**DIRECTIONS FOR THIS TASK:** Only lines holding the word "chart" should be copied from the material.

**TASK INPUTS:**

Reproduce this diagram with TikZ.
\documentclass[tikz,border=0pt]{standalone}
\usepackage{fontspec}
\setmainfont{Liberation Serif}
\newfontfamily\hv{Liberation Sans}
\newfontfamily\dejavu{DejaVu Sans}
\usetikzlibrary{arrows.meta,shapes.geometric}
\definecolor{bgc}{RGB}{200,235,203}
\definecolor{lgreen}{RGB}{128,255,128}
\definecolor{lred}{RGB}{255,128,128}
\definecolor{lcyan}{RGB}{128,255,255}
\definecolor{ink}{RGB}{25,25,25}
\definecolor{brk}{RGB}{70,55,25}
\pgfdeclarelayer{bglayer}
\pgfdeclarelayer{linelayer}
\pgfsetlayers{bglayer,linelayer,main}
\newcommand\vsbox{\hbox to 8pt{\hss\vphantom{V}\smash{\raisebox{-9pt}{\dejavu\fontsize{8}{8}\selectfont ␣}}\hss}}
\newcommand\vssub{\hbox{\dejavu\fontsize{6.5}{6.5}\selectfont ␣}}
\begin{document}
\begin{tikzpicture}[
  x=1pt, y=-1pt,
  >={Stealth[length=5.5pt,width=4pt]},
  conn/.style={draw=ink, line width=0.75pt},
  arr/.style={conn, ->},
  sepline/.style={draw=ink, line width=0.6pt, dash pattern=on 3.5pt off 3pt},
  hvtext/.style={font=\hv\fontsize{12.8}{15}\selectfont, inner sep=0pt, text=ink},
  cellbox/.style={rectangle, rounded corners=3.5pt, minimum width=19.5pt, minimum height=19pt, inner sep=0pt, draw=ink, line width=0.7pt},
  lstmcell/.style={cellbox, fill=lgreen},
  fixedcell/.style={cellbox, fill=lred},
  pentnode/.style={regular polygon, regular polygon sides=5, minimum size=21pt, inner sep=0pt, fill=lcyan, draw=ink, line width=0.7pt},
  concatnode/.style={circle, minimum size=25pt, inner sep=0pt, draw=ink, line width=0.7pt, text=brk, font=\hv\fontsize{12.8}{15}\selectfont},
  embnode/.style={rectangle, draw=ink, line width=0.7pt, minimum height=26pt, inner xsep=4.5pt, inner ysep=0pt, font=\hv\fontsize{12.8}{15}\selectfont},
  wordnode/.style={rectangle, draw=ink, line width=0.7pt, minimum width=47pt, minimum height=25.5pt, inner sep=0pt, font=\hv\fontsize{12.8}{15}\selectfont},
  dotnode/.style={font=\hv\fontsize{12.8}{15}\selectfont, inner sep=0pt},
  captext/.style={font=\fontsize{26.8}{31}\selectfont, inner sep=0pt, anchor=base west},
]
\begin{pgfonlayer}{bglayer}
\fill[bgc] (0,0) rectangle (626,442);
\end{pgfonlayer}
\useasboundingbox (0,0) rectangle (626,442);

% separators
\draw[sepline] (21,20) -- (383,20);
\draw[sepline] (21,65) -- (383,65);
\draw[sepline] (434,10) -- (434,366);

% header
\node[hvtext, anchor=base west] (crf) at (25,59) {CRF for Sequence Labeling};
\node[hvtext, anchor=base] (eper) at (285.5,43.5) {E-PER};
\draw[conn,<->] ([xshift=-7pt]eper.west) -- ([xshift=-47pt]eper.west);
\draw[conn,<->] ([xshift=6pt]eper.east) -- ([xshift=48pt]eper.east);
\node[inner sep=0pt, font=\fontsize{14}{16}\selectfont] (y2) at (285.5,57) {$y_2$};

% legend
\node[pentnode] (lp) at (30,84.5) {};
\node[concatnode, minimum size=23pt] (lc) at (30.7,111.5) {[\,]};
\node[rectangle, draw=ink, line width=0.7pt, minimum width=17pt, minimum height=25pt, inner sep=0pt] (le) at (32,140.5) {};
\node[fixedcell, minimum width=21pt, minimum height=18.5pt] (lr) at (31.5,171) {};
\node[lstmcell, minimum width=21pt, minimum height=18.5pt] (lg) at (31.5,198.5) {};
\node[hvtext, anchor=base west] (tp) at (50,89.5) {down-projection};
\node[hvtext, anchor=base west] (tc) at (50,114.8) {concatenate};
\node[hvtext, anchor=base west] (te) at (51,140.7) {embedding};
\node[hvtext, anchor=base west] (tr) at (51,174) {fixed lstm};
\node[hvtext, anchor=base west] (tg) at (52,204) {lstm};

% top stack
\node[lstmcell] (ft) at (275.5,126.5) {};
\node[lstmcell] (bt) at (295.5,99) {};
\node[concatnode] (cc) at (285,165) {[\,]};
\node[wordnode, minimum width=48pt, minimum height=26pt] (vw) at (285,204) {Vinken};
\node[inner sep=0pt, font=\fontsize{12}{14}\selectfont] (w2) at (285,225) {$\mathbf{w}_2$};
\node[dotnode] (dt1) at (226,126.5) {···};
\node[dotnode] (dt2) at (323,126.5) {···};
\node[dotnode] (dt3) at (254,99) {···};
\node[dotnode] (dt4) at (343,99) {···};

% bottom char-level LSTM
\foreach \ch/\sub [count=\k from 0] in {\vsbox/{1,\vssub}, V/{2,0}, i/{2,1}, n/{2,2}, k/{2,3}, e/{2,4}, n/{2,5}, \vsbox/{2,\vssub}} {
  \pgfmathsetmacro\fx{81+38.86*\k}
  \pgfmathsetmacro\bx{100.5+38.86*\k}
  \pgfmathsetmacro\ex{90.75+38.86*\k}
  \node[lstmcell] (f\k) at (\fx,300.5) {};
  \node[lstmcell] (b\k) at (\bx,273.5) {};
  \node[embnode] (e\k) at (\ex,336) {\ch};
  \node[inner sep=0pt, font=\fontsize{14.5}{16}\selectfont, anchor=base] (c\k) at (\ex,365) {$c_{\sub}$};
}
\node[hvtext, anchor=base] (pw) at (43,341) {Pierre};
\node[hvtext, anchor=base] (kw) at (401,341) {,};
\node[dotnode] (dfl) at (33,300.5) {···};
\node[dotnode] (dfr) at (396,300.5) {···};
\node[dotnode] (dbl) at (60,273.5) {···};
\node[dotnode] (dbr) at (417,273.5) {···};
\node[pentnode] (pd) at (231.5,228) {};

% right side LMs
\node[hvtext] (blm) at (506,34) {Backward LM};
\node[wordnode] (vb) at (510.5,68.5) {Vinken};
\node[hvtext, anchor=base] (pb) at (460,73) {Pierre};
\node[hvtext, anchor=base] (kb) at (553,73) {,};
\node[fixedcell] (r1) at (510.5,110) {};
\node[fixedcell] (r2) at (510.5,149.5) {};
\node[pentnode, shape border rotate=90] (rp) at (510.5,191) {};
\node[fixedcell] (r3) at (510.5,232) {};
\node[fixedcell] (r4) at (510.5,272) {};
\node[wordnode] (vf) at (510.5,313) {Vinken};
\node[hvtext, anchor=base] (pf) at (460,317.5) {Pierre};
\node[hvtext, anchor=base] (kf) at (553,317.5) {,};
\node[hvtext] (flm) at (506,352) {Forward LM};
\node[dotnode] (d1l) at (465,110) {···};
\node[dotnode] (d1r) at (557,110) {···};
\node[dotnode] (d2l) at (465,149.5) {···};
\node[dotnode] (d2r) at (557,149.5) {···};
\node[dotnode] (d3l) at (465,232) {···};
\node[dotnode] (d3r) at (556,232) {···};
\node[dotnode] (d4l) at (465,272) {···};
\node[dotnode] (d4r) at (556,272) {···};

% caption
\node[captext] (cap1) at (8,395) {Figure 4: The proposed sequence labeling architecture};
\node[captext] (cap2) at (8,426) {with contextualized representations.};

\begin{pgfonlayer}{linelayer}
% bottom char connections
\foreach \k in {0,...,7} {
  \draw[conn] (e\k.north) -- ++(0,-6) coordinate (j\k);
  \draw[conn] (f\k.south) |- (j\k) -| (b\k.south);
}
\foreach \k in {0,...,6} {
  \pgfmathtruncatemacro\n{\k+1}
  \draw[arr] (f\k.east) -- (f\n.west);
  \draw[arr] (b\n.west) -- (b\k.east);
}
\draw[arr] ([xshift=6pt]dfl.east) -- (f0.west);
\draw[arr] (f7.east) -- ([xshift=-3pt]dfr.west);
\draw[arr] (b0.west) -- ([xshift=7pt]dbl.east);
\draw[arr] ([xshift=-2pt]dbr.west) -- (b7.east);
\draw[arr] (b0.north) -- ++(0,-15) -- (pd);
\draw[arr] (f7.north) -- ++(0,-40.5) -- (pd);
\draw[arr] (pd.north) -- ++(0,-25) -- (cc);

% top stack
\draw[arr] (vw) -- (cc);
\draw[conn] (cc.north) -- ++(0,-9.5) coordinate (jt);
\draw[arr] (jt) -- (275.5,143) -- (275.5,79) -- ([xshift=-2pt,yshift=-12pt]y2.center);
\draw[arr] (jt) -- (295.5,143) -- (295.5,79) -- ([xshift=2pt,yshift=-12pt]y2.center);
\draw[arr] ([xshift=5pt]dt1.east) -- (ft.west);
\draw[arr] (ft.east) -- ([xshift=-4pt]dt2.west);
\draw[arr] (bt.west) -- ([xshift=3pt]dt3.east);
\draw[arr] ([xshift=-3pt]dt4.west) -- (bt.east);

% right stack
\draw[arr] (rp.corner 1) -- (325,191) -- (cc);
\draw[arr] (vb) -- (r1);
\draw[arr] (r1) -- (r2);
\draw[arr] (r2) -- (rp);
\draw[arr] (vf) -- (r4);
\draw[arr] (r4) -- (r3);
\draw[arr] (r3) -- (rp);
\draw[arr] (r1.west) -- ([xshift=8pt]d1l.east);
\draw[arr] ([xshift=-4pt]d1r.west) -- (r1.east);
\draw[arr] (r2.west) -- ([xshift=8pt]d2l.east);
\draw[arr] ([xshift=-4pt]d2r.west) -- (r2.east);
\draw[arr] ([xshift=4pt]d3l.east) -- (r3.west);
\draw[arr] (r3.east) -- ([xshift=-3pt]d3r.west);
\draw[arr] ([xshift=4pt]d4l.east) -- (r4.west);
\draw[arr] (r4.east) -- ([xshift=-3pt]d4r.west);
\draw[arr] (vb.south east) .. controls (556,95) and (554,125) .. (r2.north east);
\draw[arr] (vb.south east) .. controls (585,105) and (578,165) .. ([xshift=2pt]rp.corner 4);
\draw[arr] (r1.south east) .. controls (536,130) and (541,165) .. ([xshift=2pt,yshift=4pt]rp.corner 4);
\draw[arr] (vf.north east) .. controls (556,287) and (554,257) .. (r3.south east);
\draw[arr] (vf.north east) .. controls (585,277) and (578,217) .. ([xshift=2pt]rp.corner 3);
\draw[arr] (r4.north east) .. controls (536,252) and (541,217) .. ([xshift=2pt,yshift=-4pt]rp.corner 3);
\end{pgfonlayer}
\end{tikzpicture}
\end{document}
==
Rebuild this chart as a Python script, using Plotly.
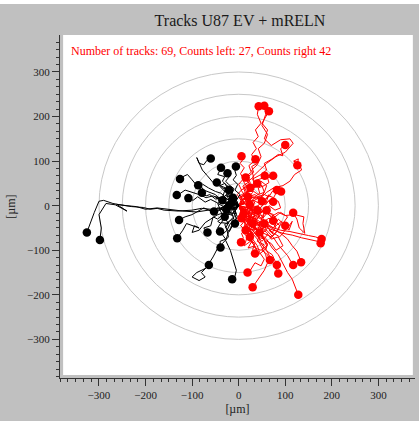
* * *
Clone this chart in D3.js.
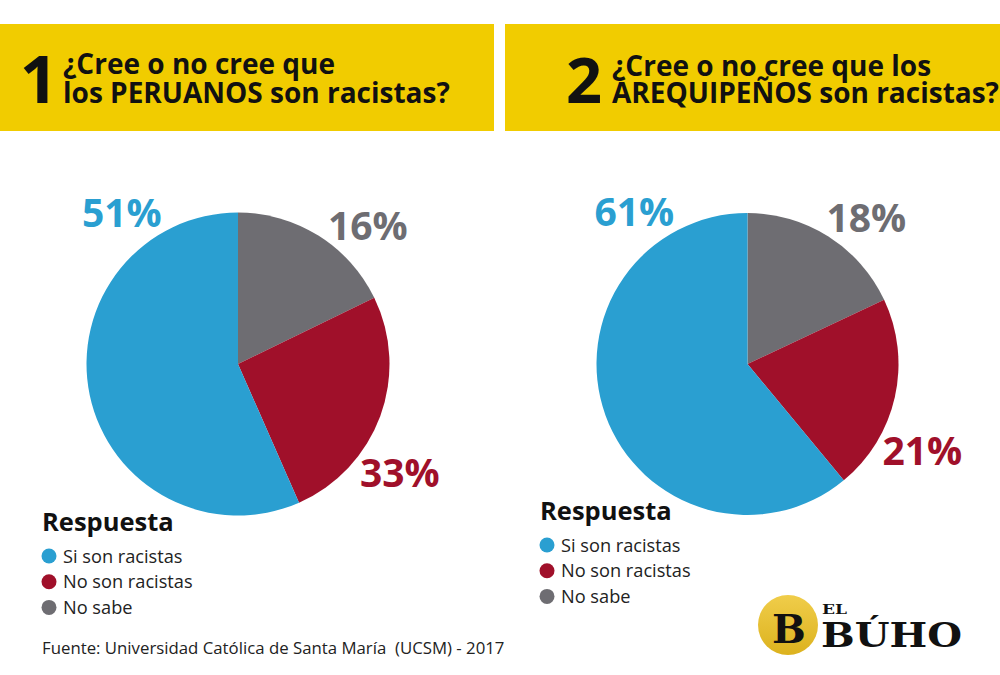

**REPLY:**
Rebuild this chart as a Python script, using Plotly.
Clone this chart in D3.js.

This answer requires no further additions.